Gil Hodges (1924-72) was finally elected to the Baseball Hall of Fame earlier this month. This overdue honor makes him the fifth member of The Boys of Summer ensconced in the Cooperstown hall. I would have written shrine, but Walter O’Malley’s also there. The other four are Duke Snider, Pee Wee Reese, Roy Campanella, and Jackie Robinson. There should be a sixth member of this elite club – Carl Furillo – but that’s a subject for another post.
Hodges was the best first baseman in the National League over the decade long span that the Brooklyn Dodgers dominated the league. From 1946 to 56 the team won 6 pennants, 1 World Series, and lost the pennant on the last game of the season three times. He initially joined the Dodgers in 1943 playing one game as a third baseman before joining the Marine Corps. He saw combat in the Pacific and received a bronze star with a combat V.

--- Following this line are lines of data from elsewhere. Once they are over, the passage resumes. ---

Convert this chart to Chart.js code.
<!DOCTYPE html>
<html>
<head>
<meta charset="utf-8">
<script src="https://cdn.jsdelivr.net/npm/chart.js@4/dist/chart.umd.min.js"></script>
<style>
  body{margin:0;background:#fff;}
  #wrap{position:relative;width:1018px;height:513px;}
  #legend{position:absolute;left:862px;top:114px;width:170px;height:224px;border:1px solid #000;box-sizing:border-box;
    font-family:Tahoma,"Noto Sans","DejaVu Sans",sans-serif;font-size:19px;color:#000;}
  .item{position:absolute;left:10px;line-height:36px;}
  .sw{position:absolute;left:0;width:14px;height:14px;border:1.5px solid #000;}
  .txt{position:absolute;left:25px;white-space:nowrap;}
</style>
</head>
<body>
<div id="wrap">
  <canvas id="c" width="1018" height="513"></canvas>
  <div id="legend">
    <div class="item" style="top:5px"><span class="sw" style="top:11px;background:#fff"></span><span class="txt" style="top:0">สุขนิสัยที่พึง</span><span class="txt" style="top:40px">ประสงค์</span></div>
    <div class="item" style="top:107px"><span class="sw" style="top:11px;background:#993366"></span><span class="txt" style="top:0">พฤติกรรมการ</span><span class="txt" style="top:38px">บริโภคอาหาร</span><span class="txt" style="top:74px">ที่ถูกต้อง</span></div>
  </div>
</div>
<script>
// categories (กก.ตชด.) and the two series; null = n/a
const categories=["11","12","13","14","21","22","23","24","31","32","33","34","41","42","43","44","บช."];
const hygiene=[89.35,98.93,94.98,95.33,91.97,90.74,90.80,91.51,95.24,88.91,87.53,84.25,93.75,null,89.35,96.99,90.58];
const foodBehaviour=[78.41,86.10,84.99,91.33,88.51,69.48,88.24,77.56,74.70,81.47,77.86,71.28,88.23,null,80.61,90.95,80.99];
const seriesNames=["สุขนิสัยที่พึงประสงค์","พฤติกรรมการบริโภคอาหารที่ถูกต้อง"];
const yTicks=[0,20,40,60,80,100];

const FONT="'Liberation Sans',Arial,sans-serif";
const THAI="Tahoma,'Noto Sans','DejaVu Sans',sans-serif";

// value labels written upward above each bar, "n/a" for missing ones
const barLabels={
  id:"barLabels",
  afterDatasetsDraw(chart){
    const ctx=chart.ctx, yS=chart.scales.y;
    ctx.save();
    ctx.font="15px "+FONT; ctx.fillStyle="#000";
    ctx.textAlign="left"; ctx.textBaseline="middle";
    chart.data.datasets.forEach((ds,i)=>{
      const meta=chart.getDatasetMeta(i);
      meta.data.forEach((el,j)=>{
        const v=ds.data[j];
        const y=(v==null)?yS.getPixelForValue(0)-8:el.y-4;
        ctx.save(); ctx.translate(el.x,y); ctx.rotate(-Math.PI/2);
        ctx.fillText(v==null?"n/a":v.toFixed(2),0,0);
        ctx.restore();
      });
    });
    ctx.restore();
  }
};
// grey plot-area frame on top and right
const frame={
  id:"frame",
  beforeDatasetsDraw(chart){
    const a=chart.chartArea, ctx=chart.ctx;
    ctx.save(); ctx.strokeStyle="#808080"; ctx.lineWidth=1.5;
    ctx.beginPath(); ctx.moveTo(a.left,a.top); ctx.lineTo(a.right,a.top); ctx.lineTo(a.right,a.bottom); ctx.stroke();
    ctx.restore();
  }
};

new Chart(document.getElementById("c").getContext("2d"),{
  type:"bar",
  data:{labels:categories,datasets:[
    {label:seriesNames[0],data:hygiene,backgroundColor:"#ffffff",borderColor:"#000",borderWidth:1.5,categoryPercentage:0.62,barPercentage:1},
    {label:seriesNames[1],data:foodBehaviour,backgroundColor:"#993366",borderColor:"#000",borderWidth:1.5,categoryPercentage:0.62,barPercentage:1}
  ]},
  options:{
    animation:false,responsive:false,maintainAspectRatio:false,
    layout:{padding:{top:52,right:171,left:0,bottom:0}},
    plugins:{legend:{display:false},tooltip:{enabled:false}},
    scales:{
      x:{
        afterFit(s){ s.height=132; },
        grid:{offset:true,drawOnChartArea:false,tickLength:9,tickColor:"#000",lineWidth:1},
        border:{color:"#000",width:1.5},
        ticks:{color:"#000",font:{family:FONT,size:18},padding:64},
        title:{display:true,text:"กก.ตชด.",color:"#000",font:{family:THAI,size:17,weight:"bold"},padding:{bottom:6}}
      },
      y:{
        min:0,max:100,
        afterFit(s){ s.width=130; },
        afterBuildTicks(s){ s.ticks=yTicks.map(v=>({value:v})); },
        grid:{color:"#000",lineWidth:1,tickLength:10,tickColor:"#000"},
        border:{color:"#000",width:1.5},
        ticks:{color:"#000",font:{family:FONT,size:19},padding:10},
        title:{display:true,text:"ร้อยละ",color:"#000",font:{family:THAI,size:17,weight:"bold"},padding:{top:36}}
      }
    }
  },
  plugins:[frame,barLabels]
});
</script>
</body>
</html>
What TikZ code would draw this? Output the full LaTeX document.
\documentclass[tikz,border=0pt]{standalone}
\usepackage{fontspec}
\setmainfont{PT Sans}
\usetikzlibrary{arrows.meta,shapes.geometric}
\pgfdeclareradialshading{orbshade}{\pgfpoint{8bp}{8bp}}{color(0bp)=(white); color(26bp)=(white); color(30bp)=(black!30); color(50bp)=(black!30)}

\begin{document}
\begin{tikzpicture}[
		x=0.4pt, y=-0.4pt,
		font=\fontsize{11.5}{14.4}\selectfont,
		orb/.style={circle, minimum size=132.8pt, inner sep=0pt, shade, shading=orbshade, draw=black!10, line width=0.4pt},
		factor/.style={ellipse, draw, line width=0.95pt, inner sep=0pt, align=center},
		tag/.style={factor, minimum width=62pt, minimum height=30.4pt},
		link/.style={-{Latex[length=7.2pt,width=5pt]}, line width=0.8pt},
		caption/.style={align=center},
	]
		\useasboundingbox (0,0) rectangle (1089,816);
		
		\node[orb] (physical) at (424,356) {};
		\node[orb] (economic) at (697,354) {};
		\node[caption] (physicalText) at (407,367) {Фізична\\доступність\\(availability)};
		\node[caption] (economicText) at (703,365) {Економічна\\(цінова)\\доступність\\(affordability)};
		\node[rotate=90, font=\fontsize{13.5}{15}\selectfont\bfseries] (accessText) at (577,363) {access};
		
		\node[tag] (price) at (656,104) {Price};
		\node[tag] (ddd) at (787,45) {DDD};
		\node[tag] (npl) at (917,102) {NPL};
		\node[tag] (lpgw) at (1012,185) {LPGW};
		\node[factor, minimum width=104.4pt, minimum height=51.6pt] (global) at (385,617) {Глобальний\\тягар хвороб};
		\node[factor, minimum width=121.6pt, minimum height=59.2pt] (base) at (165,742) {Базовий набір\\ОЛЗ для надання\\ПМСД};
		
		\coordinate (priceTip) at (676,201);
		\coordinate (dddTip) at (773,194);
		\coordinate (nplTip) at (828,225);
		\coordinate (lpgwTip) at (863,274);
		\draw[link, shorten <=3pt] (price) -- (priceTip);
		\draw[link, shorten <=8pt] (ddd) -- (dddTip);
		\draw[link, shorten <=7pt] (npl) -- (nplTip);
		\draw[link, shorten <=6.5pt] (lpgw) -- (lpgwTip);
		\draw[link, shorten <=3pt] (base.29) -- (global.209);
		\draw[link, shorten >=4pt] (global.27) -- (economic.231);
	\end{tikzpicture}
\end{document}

In 1946 he played in the Dodgers minor league system. He joined the team in 1947, the same year that Jackie Robinson made his epochal major league debut. Hodges was initially a catcher, but the appearance of Roy Campanella sealed off that position. Manager Leo Durocher moved him to first base where he became a virtuoso fielder despite being right handed, a hardship for a first baseman. He won three Golden Glove Awards so good was his defensive play. He likely would have won more had the award existed before 1957.

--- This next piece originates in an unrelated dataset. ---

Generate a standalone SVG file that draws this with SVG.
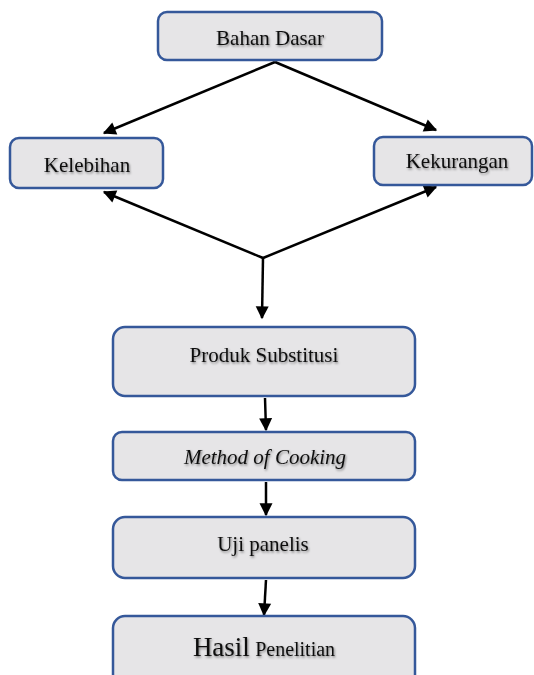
<svg xmlns="http://www.w3.org/2000/svg" width="534" height="675" viewBox="0 0 534 675">
<defs>
<style>
.box{fill:#e6e5e7;stroke:#35589a;stroke-width:2.5}
.t{font-family:"Liberation Serif","Times New Roman",serif;font-size:21px;fill:#111;text-anchor:middle;filter:url(#sh)}
.c{stroke:#000;stroke-width:2.5;fill:none}
</style>
<filter id="sh" x="-10%" y="-30%" width="120%" height="160%">
<feDropShadow dx="1" dy="1.5" stdDeviation="0.8" flood-color="#000" flood-opacity="0.45"/>
</filter>
<marker id="ah" viewBox="0 0 10 10" refX="9" refY="5" markerWidth="15" markerHeight="13" markerUnits="userSpaceOnUse" orient="auto" overflow="visible">
<path d="M0,0 L10,5 L0,10 z" fill="#000"/>
</marker>
</defs>
<rect width="534" height="675" fill="#fff"/>
<g id="connectors">
<path class="c" d="M275,62 L104,133" marker-end="url(#ah)"/>
<path class="c" d="M275,62 L436,130" marker-end="url(#ah)"/>
<path class="c" d="M263,258 L104,192" marker-end="url(#ah)"/>
<path class="c" d="M263,258 L436,187" marker-end="url(#ah)"/>
<path class="c" d="M263,258 L262,318" marker-end="url(#ah)"/>
<path class="c" d="M265,398 L266,430" marker-end="url(#ah)"/>
<path class="c" d="M266,482 L266,515" marker-end="url(#ah)"/>
<path class="c" d="M266,580 L264,615" marker-end="url(#ah)"/>
</g>
<g id="bahan-dasar">
<rect class="box" x="158" y="12" width="224" height="48" rx="9"/>
<text class="t" x="270" y="45">Bahan Dasar</text>
</g>
<g id="kelebihan">
<rect class="box" x="10" y="138" width="153" height="50" rx="9"/>
<text class="t" x="87" y="172">Kelebihan</text>
</g>
<g id="kekurangan">
<rect class="box" x="374" y="137" width="158" height="48" rx="9"/>
<text class="t" x="457" y="168">Kekurangan</text>
</g>
<g id="produk-substitusi">
<rect class="box" x="113" y="327" width="302" height="69" rx="12"/>
<text class="t" x="264" y="362">Produk Substitusi</text>
</g>
<g id="method-of-cooking">
<rect class="box" x="113" y="432" width="302" height="48" rx="9"/>
<text class="t" x="265" y="464" font-style="italic">Method of Cooking</text>
</g>
<g id="uji-panelis">
<rect class="box" x="113" y="517" width="302" height="61" rx="12"/>
<text class="t" x="263" y="551">Uji panelis</text>
</g>
<g id="hasil-penelitian">
<rect class="box" x="113" y="616" width="302" height="75" rx="12"/>
<text class="t" x="264" y="656"><tspan font-size="27">Hasil</tspan> <tspan font-size="20">Penelitian</tspan></text>
</g>
</svg>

Adding to his value was that he was a power hitter. He was only the second player to hit four home runs in a nine inning game – August 31, 1950. The first was Lou Gehrig. I remember seeing him hit all four home runs on four different black and white televisions sets as I wandered around south Brooklyn for some long forgotten reason. He was voted to the All-Star team eight times. He also set the National League record for career grand slam home runs – 14, eventually broken by Hank Aaron. In 18 major league seasons, Hodges hit 370 homers, produced 1,274 RBIs, and 1,921 hits. He retired with the third-highest home run total by a right-handed hitter, behind only Jimmie Foxx and Willie Mays.

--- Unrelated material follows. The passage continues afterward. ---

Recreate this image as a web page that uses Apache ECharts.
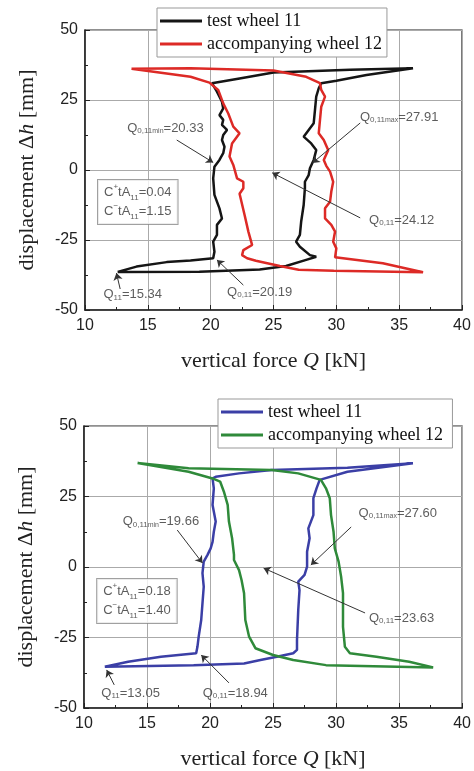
<!DOCTYPE html>
<html>
<head>
<meta charset="utf-8">
<script src="https://cdn.jsdelivr.net/npm/echarts@6/dist/echarts.min.js"></script>
<style>
  html, body { margin: 0; padding: 0; background: #fff; }
  #chart { width: 474px; height: 771px; }
</style>
</head>
<body>
<div id="chart"></div>
<script>
// upper plot: test wheel 11 (black) and accompanying wheel 12 (red), [Q kN, dh mm]
const topTest = [
  [12.6, -36.4], [19.1, -36.3], [23.9, -35.5], [26.0, -34.3], [27.6, -32.1], [28.4, -31.0],
  [27.9, -30.4], [27.1, -27.4], [26.8, -25.6], [27.1, -23.2], [27.2, -18.5], [27.4, -12.5],
  [27.5, -6.5], [27.5, -4.2], [27.8, -1.8], [27.9, 0.6], [28.2, 3.6], [28.4, 7.1],
  [28.0, 9.5], [27.4, 11.9], [27.8, 14.3], [28.2, 16.7], [28.3, 21.4], [28.4, 26.2],
  [28.6, 29.2], [28.8, 31.0], [30.0, 31.9], [32.4, 33.9], [36.1, 36.3], [31.1, 35.8],
  [25.0, 34.8], [22.3, 32.7], [20.1, 31.0], [20.5, 28.0], [20.9, 24.4], [21.0, 22.0],
  [20.7, 19.6], [21.0, 17.9], [20.9, 16.1], [21.3, 14.3], [21.0, 12.5], [20.9, 10.7],
  [21.1, 8.3], [21.0, 6.0], [20.7, 3.6], [20.3, 1.2], [20.2, -3.0], [20.3, -8.9],
  [20.7, -13.7], [20.9, -17.3], [20.5, -19.6], [20.5, -23.2], [20.2, -25.6], [20.3, -29.2],
  [20.2, -31.5], [18.4, -32.3], [16.5, -32.9], [14.1, -34.5], [12.6, -36.4]
]
const topAccomp = [
  [13.7, 36.2], [18.4, 36.3], [25.0, 35.5], [27.6, 33.3], [28.7, 31.0], [28.8, 28.6],
  [29.1, 26.2], [28.8, 22.6], [28.7, 17.9], [28.6, 13.1], [29.0, 10.7], [29.35, 7.1],
  [29.0, 3.6], [29.2, 1.5], [29.5, -0.6], [29.75, -4.2], [29.6, -7.7], [29.5, -11.3],
  [29.1, -13.7], [29.1, -17.3], [29.6, -19.6], [29.9, -22.0], [29.75, -25.6], [30.0, -28.0],
  [29.9, -31.2], [33.7, -33.3], [36.9, -36.5], [29.8, -36.0], [27.0, -35.6], [25.5, -34.3],
  [23.6, -32.4], [22.9, -31.5], [22.5, -30.4], [22.6, -28.6], [23.3, -26.8], [23.0, -22.0],
  [22.7, -16.1], [22.3, -8.5], [22.6, -6.5], [22.6, -4.2], [22.1, -3.0], [21.8, 1.8],
  [21.5, 4.8], [21.7, 9.5], [22.3, 13.1], [21.8, 15.5], [21.4, 20.2], [21.0, 23.8],
  [20.6, 28.6], [19.9, 31.2], [18.4, 33.3], [13.7, 36.2]
]

// lower plot: test wheel 11 (blue) and accompanying wheel 12 (green)
const botTest = [
  [11.65, -35.4], [18.7, -34.8], [22.7, -34.2], [24.0, -33.0], [25.3, -31.8], [26.6, -30.6],
  [26.9, -29.4], [26.9, -25.9], [27.0, -15.2], [27.1, -8.2], [27.0, -5.2], [27.5, -2.8],
  [27.7, 0.1], [27.7, 5.4], [27.9, 10.2], [27.8, 13.7], [28.2, 18.4], [28.2, 24.4],
  [28.45, 27.9], [28.7, 30.9], [30.9, 33.8], [36.1, 36.8], [30.9, 35.2], [24.9, 34.4],
  [22.3, 33.2], [20.45, 32.0], [20.2, 31.4], [20.3, 27.9], [20.2, 22.0], [20.45, 16.1],
  [20.3, 12.5], [20.2, 8.9], [20.05, 6.6], [19.8, 4.3], [19.5, 1.9], [19.4, -2.2],
  [19.5, -7.0], [19.4, -12.9], [19.3, -18.8], [19.1, -24.7], [19.0, -28.3], [18.9, -30.6],
  [16.1, -31.8], [13.5, -33.6], [11.65, -35.4]
]
const botAccomp = [
  [14.25, 36.9], [18.3, 35.0], [24.9, 34.4], [27.0, 33.2], [28.8, 30.9], [29.2, 27.9],
  [29.5, 24.4], [29.6, 18.4], [29.8, 12.5], [29.9, 6.6], [30.2, 1.9], [30.4, -3.4],
  [30.55, -9.3], [30.55, -21.2], [30.7, -28.3], [31.1, -30.6], [33.2, -31.8], [35.8, -33.6],
  [37.7, -35.6], [29.2, -34.8], [26.6, -33.0], [25.0, -31.2], [23.6, -28.8], [23.1, -24.7],
  [22.8, -18.8], [22.7, -9.3], [22.5, -4.6], [22.3, -1.1], [21.9, 2.5], [21.9, 4.3],
  [21.75, 10.2], [21.5, 16.1], [21.4, 22.0], [21.1, 26.7], [20.8, 30.3], [20.2, 31.4],
  [18.3, 33.8], [14.25, 36.9]
]

// annotations (text, where the text sits, arrow start, arrow tip)
const topNoteText = ['Q{s|0,11}{m|min}=20.33', 'Q{s|0,11}{m|max}=27.91', 'Q{s|0,11}=24.12', 'Q{s|0,11}=20.19', 'Q{s|11}=15.34']
const topNoteAt = [[16.4, 15.0], [35.0, 18.9], [35.2, -17.9], [23.9, -43.6], [13.8, -44.6]]
const topArrowFrom = [[17.3, 10.7], [31.9, 16.8], [31.9, -17.1], [22.6, -41.1], [12.8, -42.5]]
const topArrowTo = [[20.2, 2.7], [28.1, 2.5], [24.9, -1.0], [20.5, -32.1], [12.5, -36.8]]
const topBox = ['C{sup|+}tA{sub|11}=0.04', 'C{sup|−}tA{sub|11}=1.15']
const topBoxAt = [14.2, -11.4]

const botNoteText = ['Q{s|0,11}{m|min}=19.66', 'Q{s|0,11}{m|max}=27.60', 'Q{s|0,11}=23.63', 'Q{s|0,11}=18.94', 'Q{s|11}=13.05']
const botNoteAt = [[16.1, 16.0], [34.9, 19.1], [35.2, -18.1], [22.0, -44.7], [13.7, -44.7]]
const botArrowFrom = [[17.4, 13.1], [31.2, 14.2], [32.3, -16.3], [21.5, -41.1], [12.4, -41.8]]
const botArrowTo = [[19.4, 1.4], [28.0, 0.7], [24.25, -0.4], [19.3, -31.2], [11.8, -36.5]]
const botBox = ['C{sup|+}tA{sub|11}=0.18', 'C{sup|−}tA{sub|11}=1.40']
const botBoxAt = [14.2, -12.1]

const xTicks = [10, 40, 5]
const yTicks = [-50, 50, 25]

const serif = 'Liberation Serif'
const sans = 'Liberation Sans'

const xAxis = (gi) => ({
  type: 'value', gridIndex: gi, min: xTicks[0], max: xTicks[1], interval: xTicks[2],
  axisLine: { show: true, onZero: false, lineStyle: { color: '#222', width: 1.5 } },
  axisTick: { show: true, inside: true, length: 5, lineStyle: { color: '#222' } },
  minorTick: { show: true, splitNumber: 2, length: 3, lineStyle: { color: '#222' } },
  splitLine: { show: true, lineStyle: { color: '#aaa', width: 1 } },
  axisLabel: { color: '#222', fontSize: 16, fontFamily: sans, margin: 8 },
  name: 'vertical force {i|Q} [kN]',
  nameLocation: 'middle',
  nameGap: 40,
  nameTextStyle: {
    fontFamily: serif, fontSize: 22, color: '#222',
    rich: { i: { fontFamily: serif, fontSize: 22, fontStyle: 'italic', color: '#222' } }
  }
})

const yAxis = (gi) => ({
  type: 'value', gridIndex: gi, min: yTicks[0], max: yTicks[1], interval: yTicks[2],
  axisLine: { show: true, onZero: false, lineStyle: { color: '#222', width: 1.5 } },
  axisTick: { show: true, inside: true, length: 5, lineStyle: { color: '#222' } },
  minorTick: { show: true, splitNumber: 2, length: 3, lineStyle: { color: '#222' } },
  splitLine: { show: true, lineStyle: { color: '#aaa', width: 1 } },
  axisLabel: { color: '#222', fontSize: 16, fontFamily: sans, margin: 7 },
  name: 'displacement Δ{i|h} [mm]',
  nameLocation: 'middle',
  nameGap: 47,
  nameTextStyle: {
    fontFamily: serif, fontSize: 22, color: '#222',
    rich: { i: { fontFamily: serif, fontSize: 22, fontStyle: 'italic', color: '#222' } }
  }
})

const noteRich = {
  s: { fontSize: 8, fontFamily: sans, color: '#333', verticalAlign: 'bottom' },
  m: { fontSize: 7, fontFamily: sans, color: '#333', verticalAlign: 'bottom', padding: [6, 0, 0, 0] },
  sup: { fontSize: 8, fontFamily: sans, color: '#333', verticalAlign: 'top' },
  sub: { fontSize: 8, fontFamily: sans, color: '#333', verticalAlign: 'bottom' }
}

const lineSeries = (name, data, color, gi) => ({
  type: 'line', name, data, xAxisIndex: gi, yAxisIndex: gi,
  color, symbol: 'none', showSymbol: false,
  lineStyle: { color, width: 2.5 }, z: 3, animation: false
})

const noteSeries = (gi, texts, at, from, to, box, boxAt) => ({
  type: 'scatter', name: 'notes' + gi, xAxisIndex: gi, yAxisIndex: gi,
  symbolSize: 0, silent: true, animation: false, z: 5,
  label: {
    show: true, position: 'inside', align: 'center', verticalAlign: 'middle',
    fontFamily: sans, fontSize: 13, color: '#333',
    formatter: (p) => p.name, rich: noteRich
  },
  data: texts.map((t, i) => ({ name: t, value: at[i] })).concat([{
    name: box.join('\n'), value: boxAt,
    label: {
      backgroundColor: '#fff', borderColor: '#888', borderWidth: 1,
      padding: [3, 6, 3, 6], lineHeight: 19, align: 'center',
      fontSize: 13, color: '#333'
    }
  }]),
  markLine: {
    silent: true, animation: false, symbol: ['none', 'arrow'], symbolSize: 7,
    label: { show: false },
    lineStyle: { color: '#333', width: 1, type: 'solid' },
    emphasis: { disabled: true },
    data: from.map((f, i) => [{ coord: f }, { coord: to[i] }])
  }
})

const legend = (names, left, top) => ({
  data: names, orient: 'vertical', left, top,
  icon: 'rect', itemWidth: 42, itemHeight: 3, itemGap: 3,
  backgroundColor: '#fff', borderColor: '#999', borderWidth: 1,
  padding: [3, 5, 3, 3], selectedMode: false,
  textStyle: { fontFamily: serif, fontSize: 18, color: '#111', lineHeight: 20, padding: [0, 0, 0, 0] }
})

const chart = echarts.init(document.getElementById('chart'), null, { renderer: 'canvas' })
chart.setOption({
  backgroundColor: '#fff',
  animation: false,
  grid: [
    { left: 85, right: 12, top: 30, height: 280, show: true, borderColor: '#222', borderWidth: 1.2 },
    { left: 84, right: 9, top: 426, height: 282, show: true, borderColor: '#222', borderWidth: 1.2 }
  ],
  xAxis: [xAxis(0), xAxis(1)],
  yAxis: [yAxis(0), yAxis(1)],
  legend: [
    legend(['test wheel 11', 'accompanying wheel 12'], 157, 8),
    legend(['test wheel 11 ', 'accompanying wheel 12 '], 218, 399)
  ],
  series: [
    lineSeries('test wheel 11', topTest, '#151515', 0),
    lineSeries('accompanying wheel 12', topAccomp, '#dd2a26', 0),
    lineSeries('test wheel 11 ', botTest, '#3b3fa6', 1),
    lineSeries('accompanying wheel 12 ', botAccomp, '#2f8a3a', 1),
    noteSeries(0, topNoteText, topNoteAt, topArrowFrom, topArrowTo, topBox, topBoxAt),
    noteSeries(1, botNoteText, botNoteAt, botArrowFrom, botArrowTo, botBox, botBoxAt)
  ]
})
window.addEventListener('resize', () => chart.resize())
</script>
</body>
</html>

Hodges was a gentle giant whose baseball intelligence was in proportion to his athletic skills and size. These qualities explained why he was so well liked and why he rapidly became a big league manager when his playing days were over. After managing the Washington Senators, he returned to New York in 1968 to manage the pitiful Mets. The following year he led the team to first place in the National League followed by a 4 games to 1 victory over the heavily favored Baltimore Orioles in the World Series. The Miracle Mets became not only the first expansion team to win a World Series, but also the first team ever to win the Series after finishing at least 15 games under .500 the previous year. Hodges was named The Sporting News Manager of the Year.
On Easter Sunday (April 2, 1972) he died suddenly from a heart attack. A long time heavy smoker, he was 47 years old. Everyone who knew him, even if only by reputation or via TV, was devastated by his premature death. For decades he was universally considered the best player, untainted by scandal, not in the Hall of Fame. Now that oversight has been rectified.
Next it’s time for Carl Furillo to be appropriately recognized. He’s the only core member of the Boys of Summer not in the Hall of Fame.